Gulu – Uganda
Hotel Jojo’s Palace
Einziger Tagesordnungspunkt ist der Besuch des Lagers Atiak, sechzehn Kilometer von der sudanesischen Grenze, was sich zunächst Mal als nur schwer zu bewältigendes logistisches Problem erweist. Die eigentliche Straße, die den direkten Weg über Pabo nach Juba im Sudan führt, ist nämlich ob der momentanen Regenzeitbedingungen an mindestens einer Stelle dermaßen aufgeweicht, dass ein im Matsch steckengebliebener Trailer jetzt die Strecke in beiden Richtungen blockiert.
Es müssen sich inzwischen Unmengen LKW und Busse dort angesammelt haben, allesamt nicht in der Lage, auf der schmalen Lehmpiste zu wenden. Also besteht für uns nur die Möglichkeit, eine noch schlechter ausgebaute Umwegspiste zu nehmen, wenn wir nach Atiak wollen. Nachdem wir zwei Drittel dieser 90km langen Strecke geschafft haben, kommt uns eine Militärpatrouille entgegen, die uns rät, umzukehren. Drei Kilometer weiter blockiert ein vor zwei Tagen gestrandeter Überlandbus, der „Nile Coach“ die Piste in die eine und ein LKW in die andere Richtung. Wir beschließen, die Situation vor Ort abzuchecken und tatsächlich sieht es nicht so aus, als ginge heute noch was.
Umso überraschter sind wir, dass es ein Trupp Soldaten mit Hilfe aller Beteiligter dann doch noch schafft, eine Schneise in den Busch neben der Straße zu schlagen, durch die unser kleiner Konvoi weiter fahren kann. Diese Gegend hier war noch, bevor sich die Rebellen vor knapp einem Jahr wegen der Friedensverhandlungen in den Ostkongo zurückgezogen haben, eine ihrer Hochburgen. Diesen Umstand merkt man dann auch dem Lager Atiak an, welches in all den Bürgerkriegsjahren eins der unbeschütztesten war. Eine grausame Berühmtheit erhielt es, als es 1996 einmal mehr von der LRA überfallen wurde und diese 250 ausgewählte Männer im wehrhaften Alter massakriert hat, um den Beweis dafür abzuliefern, dass ihre Gewehre noch funktionieren.

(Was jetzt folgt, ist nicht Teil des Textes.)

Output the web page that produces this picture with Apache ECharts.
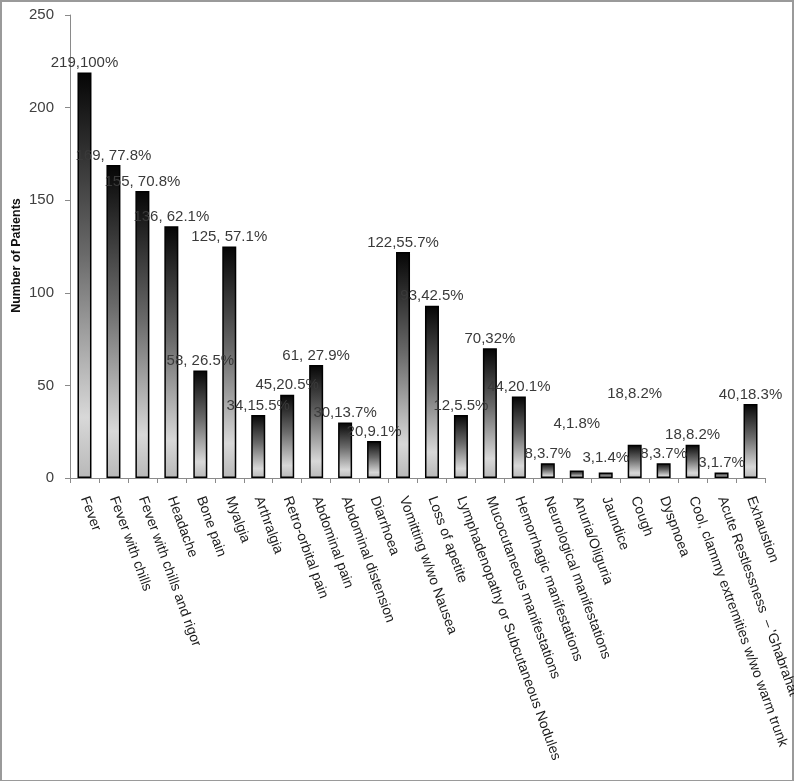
<!DOCTYPE html>
<html>
<head>
<meta charset="utf-8">
<script src="https://cdn.jsdelivr.net/npm/echarts@6/dist/echarts.min.js"></script>
<style>
html,body{margin:0;padding:0;background:#fff;}
#frame{position:absolute;left:0;top:0;width:790px;height:778px;border:2px solid #9a9a9a;}
#chart{position:absolute;left:0;top:0;width:794px;height:781px;}
</style>
</head>
<body>
<div id="frame"></div>
<div id="chart"></div>
<script>
const categories = [
  "Fever", "Fever with chills", "Fever with chills and rigor", "Headache", "Bone pain",
  "Myalgia", "Arthralgia", "Retro-orbital pain", "Abdominal pain", "Abdominal distension",
  "Diarrhoea", "Vomitting w/wo Nausea", "Loss of apetite", "Lymphadenopathy or Subcutaneous Nodules",
  "Mucocutaneous manifestations", "Hemorrhagic manifestations", "Neurological manifestations",
  "Anuria/Oliguria", "Jaundice", "Cough", "Dyspnoea", "Cool, clammy extremities w/wo warm trunk",
  "Acute Restlessness  – 'Ghabrahat", "Exhaustion"
];
const patients = [219, 169, 155, 136, 58, 125, 34, 45, 61, 30, 20, 122, 93, 34, 70, 44, 8, 4, 3, 18, 8, 18, 3, 40];
const labelTexts = [
  "219,100%", "169, 77.8%", "155, 70.8%", "136, 62.1%", "58, 26.5%", "125, 57.1%", "34,15.5%",
  "45,20.5%", "61, 27.9%", "30,13.7%", "20,9.1%", "122,55.7%", "93,42.5%", "12,5.5%", "70,32%",
  "44,20.1%", "8,3.7%", "4,1.8%", "3,1.4%", "18,8.2%", "8,3.7%", "18,8.2%", "3,1.7%", "40,18.3%"
];
const yTicks = [0, 50, 100, 150, 200, 250];
// extra vertical shift of some data labels (style only)
const labelLift = [0,0,0,0,0,0,0,0,0,0,0,0,0,0,0,0,0,-37,-5,-41,0,0,0,0];

const barGradient = new echarts.graphic.LinearGradient(0, 0, 0, 1, [
  { offset: 0, color: '#050505' },
  { offset: 0.45, color: '#6a6a6a' },
  { offset: 0.85, color: '#d8d8d8' },
  { offset: 1, color: '#b8b8b8' }
]);

const chart = echarts.init(document.getElementById('chart'), null, { renderer: 'canvas' });
chart.setOption({
  animation: false,
  backgroundColor: 'transparent',
  grid: { left: 70, right: 29, top: 15, bottom: 303, containLabel: false, outerBoundsMode: 'none' },
  xAxis: {
    type: 'category',
    data: categories,
    axisLine: { show: true, lineStyle: { color: '#8a8a8a', width: 1 } },
    axisTick: { show: true, alignWithLabel: false, length: 5, lineStyle: { color: '#8a8a8a' } },
    axisLabel: {
      interval: 0, rotate: -70, margin: 19,
      fontFamily: 'Liberation Sans', fontSize: 14, color: '#1a1a1a'
    }
  },
  yAxis: {
    type: 'value',
    min: yTicks[0], max: yTicks[yTicks.length - 1], interval: 50,
    name: 'Number of Patients',
    nameLocation: 'middle', nameGap: 47, nameMoveOverlap: false,
    nameTextStyle: { fontFamily: 'Liberation Sans', fontSize: 12.5, fontWeight: 'bold', color: '#111', padding: [0, 18, 0, 0] },
    splitLine: { show: false },
    axisLine: { show: true, lineStyle: { color: '#8a8a8a', width: 1 } },
    axisTick: { show: true, inside: false, length: 5, lineStyle: { color: '#8a8a8a' } },
    axisLabel: { margin: 16, fontFamily: 'Liberation Sans', fontSize: 15, color: '#404040' }
  },
  series: [{
    type: 'bar',
    barWidth: 14,
    data: patients.map((v, i) => ({
      value: v,
      label: { offset: [0, labelLift[i]] }
    })),
    itemStyle: { color: barGradient, borderColor: '#000', borderWidth: 1.5 },
    label: {
      show: true, position: 'top', distance: 2,
      fontFamily: 'Liberation Sans', fontSize: 15, color: '#3a3a3a',
      formatter: p => labelTexts[p.dataIndex]
    }
  }]
});
</script>
</body>
</html>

Wir bekommen die Gelegenheit, uns in Ruhe mit den zwei überlebenden Augenzeugen dieses Massakers zu unterhalten, wie auch mit vier ehemaligen, zwangsrekrutierten Kindersoldaten, von denen nur einer den Eindruck macht, wieder halbwegs mit sich selbst im Reinen zu sein. Besonders die beiden Mädchen wirken gebrochen. Natürlich habe ich keinen blassen Schimmer, wie man wieder halbwegs zurück in die Spur kommen soll, wenn man so was durchgemacht hat.
Nachdem dann kurz vor unserer Rückfahrt die obligatorische Child-Mother-Club Tanz-und Gesangsvorführung vorbei ist und ich mich mit „Noh Gulu“ bedanke, stelle ich mitten im Song fest, dass die Leute hier gar nicht wissen, was Nightcommuter (Nachtpendler) sind, denn dafür sind sie definitiv zu weit von Gulu entfernt. Die Möglichkeit, sich vor Einbruch der Dunkelheit in von Hilfsorganisationen aufgestellte und vom Militär bewachte Zelte in die Bezirkshauptstadt zurückzuziehen hatten die Atiak-Kinder nicht einmal. Nur unzureichend von einer Handvoll schlecht ausgerüsteter Soldaten „beschützt“, mussten die Menschen hier genaugenommen zwanzig Jahre lang sich selbst überlassen klar kommen.
Zurück in Gulu sorgt dann die Übertragung des Länderspiels England-Deutschland für die endgültig surreale Komponente dieses ereignisreichen Tages.